The Situation Motivates
The growing demand for high-value crops and growing labour shortage in the agriculture sector are driving forces for developing autonomous robots for harvesting high-value crops. Despite past and ongoing developments of crop harvesting robots, a commercially viable solution available is not yet available as the solutions end/ed up being not scalable and single-purpose devices, i.e. device can be used only for picking a single variety of one fruit grown in a specific way.

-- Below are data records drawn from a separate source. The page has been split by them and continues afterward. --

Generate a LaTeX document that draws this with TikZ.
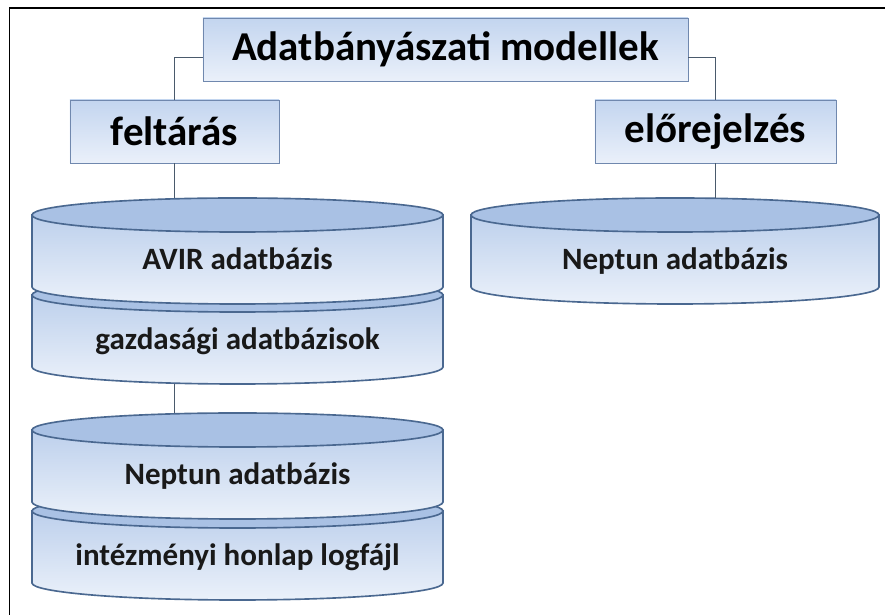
\documentclass[tikz,border=0pt]{standalone}
\usepackage{fontspec}
\setmainfont{Carlito}
\usepackage{tikz}
\usepackage{xcolor}
\usetikzlibrary{shadows}

\definecolor{boxline}{HTML}{7088AE}
\definecolor{boxtop}{HTML}{C3D5EF}
\definecolor{boxbot}{HTML}{EAF0FA}
\definecolor{dbline}{HTML}{4A6890}
\definecolor{dbend}{HTML}{A9C1E4}
\definecolor{dbtop}{HTML}{BDD0EC}
\definecolor{dbbot}{HTML}{EBF1FA}
\definecolor{conn}{HTML}{4A5A6C}

\begin{document}
\begin{tikzpicture}[x=0.03cm, y=0.03cm,
    modelbox/.style={draw=boxline, line width=0.8pt, top color=boxtop, bottom color=boxbot,
      drop shadow={opacity=0.35, shadow xshift=1.2pt, shadow yshift=-1.2pt},
      inner sep=0pt, minimum height=1.89cm, font=\fontsize{35}{38}\selectfont\bfseries},
    dbtext/.style={font=\fontsize{26.5}{28}\selectfont\bfseries, text=black!90, text height=1.5ex, text depth=.3ex},
    link/.style={draw=conn, line width=1.1pt}]
  \useasboundingbox (0,0) rectangle (885,615);
  % Keret
  \draw[line width=1pt] (9.5,0) -- (9.5,607) -- (885,607);
  % Modellek
  \node[modelbox, minimum width=14.55cm] (title) at (445.5,565.5) {Adatbányászati modellek};
  \node[modelbox, minimum width=6.27cm] (felt) at (174.5,483.5) {feltárás};
  \node[modelbox, minimum width=7.23cm] (elo) at (715.5,483.5) {előrejelzés};
  % Adatbázisok (alsó előbb, hogy a felső takarja)
  \foreach \nm/\cx/\ty/\rx/\txt in {gazd/237.5/320/205.5/{gazdasági adatbázisok},
      avir/237.5/400/205.5/{AVIR adatbázis},
      inth/237.5/104/205.5/{intézményi honlap logfájl},
      nepl/237.5/185/205.5/{Neptun adatbázis},
      nepr/675/400/204/{Neptun adatbázis}} {
    \path[draw=dbline, line width=1.4pt, top color=dbtop, bottom color=dbbot]
      ({\cx-\rx},\ty) -- ({\cx-\rx},\ty-72)
      arc[start angle=180, end angle=360, x radius=\rx, y radius=17]
      -- ({\cx+\rx},\ty) -- cycle;
    \draw[dbline, line width=1.4pt, fill=dbend] (\cx,\ty) ellipse[x radius=\rx, y radius=17];
    \coordinate (\nm top) at (\cx,\ty+17);
    \coordinate (\nm bot) at (\cx,\ty-89);
    \node[dbtext] (\nm) at (\cx,\ty-51) {\txt};
  }
  % Kapcsolatok
  \draw[link] ([yshift=-0.25cm]title.west) -| (felt.north);
  \draw[link] ([yshift=-0.25cm]title.east) -| (elo.north);
  \draw[link] (felt.south) -- (felt.south |- avirtop);
  \draw[link] (elo.south) -- (elo.south |- neprtop);
  \draw[link] (felt.south |- gazdbot) -- (felt.south |- nepltop);
\end{tikzpicture}
\end{document}
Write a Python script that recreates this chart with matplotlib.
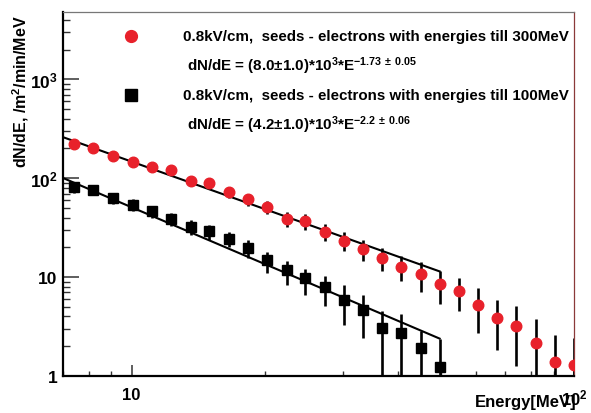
import numpy as np
import matplotlib
matplotlib.use("Agg")
import matplotlib.pyplot as plt
from matplotlib.ticker import LogLocator, NullFormatter, FixedLocator

plt.rcParams['font.family'] = ['Liberation Sans', 'DejaVu Sans']
plt.rcParams['font.weight'] = 'bold'
plt.rcParams['mathtext.default'] = 'regular'

# ---------------- data ----------------
energy = [7.4, 8.2, 9.1, 10.1, 11.1, 12.3, 13.6, 15.0, 16.6, 18.3,
          20.2, 22.4, 24.7, 27.3, 30.2, 33.3, 36.8, 40.7, 45.0, 49.7,
          54.9, 60.7, 67.1, 74.1, 81.9, 90.5, 100.0]

red_y = [223, 201, 169, 147, 129, 121, 94, 90, 72, 61,
         51, 39, 37, 28.6, 23.3, 19.2, 15.5, 12.8, 10.7, 8.5,
         7.2, 5.2, 3.85, 3.17, 2.16, 1.39, 1.28]
red_err = [15, 14, 13, 12, 11, 11, 10, 9.5, 8.5, 8,
           8, 7, 6.7, 5.5, 5.1, 4.5, 4.1, 3.6, 3.6, 3.1,
           2.7, 2.5, 2.0, 1.9, 1.6, 1.2, 1.15]

black_y = [81, 76.7, 63, 54, 46.3, 38.7, 31.9, 29.0, 24.3, 19.5,
           14.9, 11.8, 9.8, 8.0, 5.85, 4.66, 3.09, 2.75, 1.90, 1.22]
black_err_lo = [10, 9.5, 8, 7.5, 6.5, 6, 5.5, 5, 4.2, 4,
                3.9, 3.5, 3.2, 2.95, 2.56, 2.25, 3.0, 2.7, 1.85, 1.2]
black_err_hi = [10, 9.5, 8, 7.5, 6.5, 6, 5.5, 5, 4.2, 4,
                2.9, 2.6, 2.4, 2.2, 2.45, 2.0, 1.5, 1.5, 0.96, 1.17]

# power-law fit lines as drawn: A * E^-gamma, up to E_fit_max
red_fit = (5.8e3, 1.595)
black_fit = (4.12e3, 1.908)
fit_emax = 49.7

legend_1 = "0.8kV/cm,  seeds - electrons with energies till 300MeV"
formula_1 = r"dN/dE = (8.0$\pm$1.0)*10$^{3}$*E$^{-1.73\,\pm\,0.05}$"
legend_2 = "0.8kV/cm,  seeds - electrons with energies till 100MeV"
formula_2 = r"dN/dE = (4.2$\pm$1.0)*10$^{3}$*E$^{-2.2\,\pm\,0.06}$"

xlim = (7, 100)
ylim = (1, 4800)

RED = '#e8212b'

# ---------------- figure ----------------
fig = plt.figure(figsize=(5.91, 4.14), dpi=100)
ax = fig.add_axes([63/591, 1-377/414, (574-63)/591, (377-13)/414])
ax.set_xscale('log')
ax.set_yscale('log')
ax.set_xlim(*xlim)
ax.set_ylim(*ylim)

e = np.array(energy)
nb = len(black_y)

ax.errorbar(e, red_y, yerr=red_err, fmt='o', color=RED, ecolor='black',
            elinewidth=1.9, markersize=7.6, capsize=0, zorder=3)
ax.errorbar(e[:nb], black_y, yerr=[black_err_lo, black_err_hi], fmt='s',
            color='black', ecolor='black', elinewidth=1.9, markersize=7.2,
            capsize=0, zorder=3)

xf = np.geomspace(xlim[0], fit_emax, 100)
for A, g in (red_fit, black_fit):
    ax.plot(xf, A * xf ** (-g), color='black', lw=1.5, zorder=2)

# ---------------- axes styling ----------------
for s in ('left', 'bottom'):
    ax.spines[s].set_linewidth(1.6)
    ax.spines[s].set_color('black')
ax.spines['top'].set_linewidth(0.9)
ax.spines['top'].set_color('#777777')
ax.spines['right'].set_linewidth(0.9)
ax.spines['right'].set_color('#8b3a3a')

ax.xaxis.set_major_locator(FixedLocator([10, 100]))
ax.xaxis.set_minor_locator(LogLocator(base=10, subs=np.arange(2, 10)))
ax.xaxis.set_minor_formatter(NullFormatter())
ax.set_xticklabels(['10', '10$^{2}$'])
ax.yaxis.set_major_locator(FixedLocator([1, 10, 100, 1000]))
ax.yaxis.set_minor_locator(LogLocator(base=10, subs=np.arange(2, 10)))
ax.yaxis.set_minor_formatter(NullFormatter())
ax.set_yticklabels(['1', '10', '10$^{2}$', '10$^{3}$'])

ax.tick_params(axis='y', which='major', direction='in', length=11.5, width=1.1,
               labelsize=12.5, pad=4, color='#333333')
ax.tick_params(axis='y', which='minor', direction='in', length=5, width=1.0,
               color='#333333')
ax.tick_params(axis='x', which='major', direction='in', length=8, width=1.1,
               labelsize=12, pad=8, color='#333333')
ax.tick_params(axis='x', which='minor', direction='in', length=3.6, width=1.0,
               color='#333333')
for lab in ax.get_xticklabels() + ax.get_yticklabels():
    lab.set_fontweight('bold')

ax.set_ylabel(r"dN/dE, /m$^{2}$/min/MeV", fontsize=11.5, fontweight='bold')
ax.yaxis.set_label_coords(-0.062, 0.783)
ax.text((577-63)/511, (377-403)/364, "Energy[MeV]", transform=ax.transAxes,
        ha='right', va='center', fontsize=12, fontweight='bold')

# ---------------- legend block ----------------
ax.plot([(131-63)/511], [(377-37)/364], 'o', color=RED, markersize=8.5,
        transform=ax.transAxes, clip_on=False)
ax.plot([(131-63)/511], [(377-96)/364], 's', color='black', markersize=8,
        transform=ax.transAxes, clip_on=False)
ax.text((183-63)/511, (377-37)/364, legend_1, transform=ax.transAxes,
        ha='left', va='center', fontsize=10.9, fontweight='bold')
ax.text((187-63)/511, (377-66)/364, formula_1, transform=ax.transAxes,
        ha='left', va='center', fontsize=10.9, fontweight='bold')
ax.text((183-63)/511, (377-96)/364, legend_2, transform=ax.transAxes,
        ha='left', va='center', fontsize=10.9, fontweight='bold')
ax.text((187-63)/511, (377-125)/364, formula_2, transform=ax.transAxes,
        ha='left', va='center', fontsize=10.9, fontweight='bold')

fig.savefig("out.png", dpi=100)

Selective harvesting of high-value crops is increasingly considered as a routine pipeline to deliver the standard quality, size and weight on the shelf in supermarkets and to remove fruits with pest, mould, and any other defects from the packages. Nonetheless, this may result in an increased production cost. Selective harvesting of high-value crops can maximise the shelf lifetime, assures the standard quality necessary in the supermarkets and results in reduced waste and post-harvesting labour cost. However, this imposes a huge challenge to the agriculture sector in EU which has already faced a labour shortage issue.
This project, as part of the "VINUM" agri-food robotics project, funded by IIT-Unicatt Joint Lab, identifies this shortcoming and develops a scalable robotic harvesting system which consists of picking, perception, manipulation, simulation and mobility modules, where each of the modules is reusable for other non-harvesting purposes.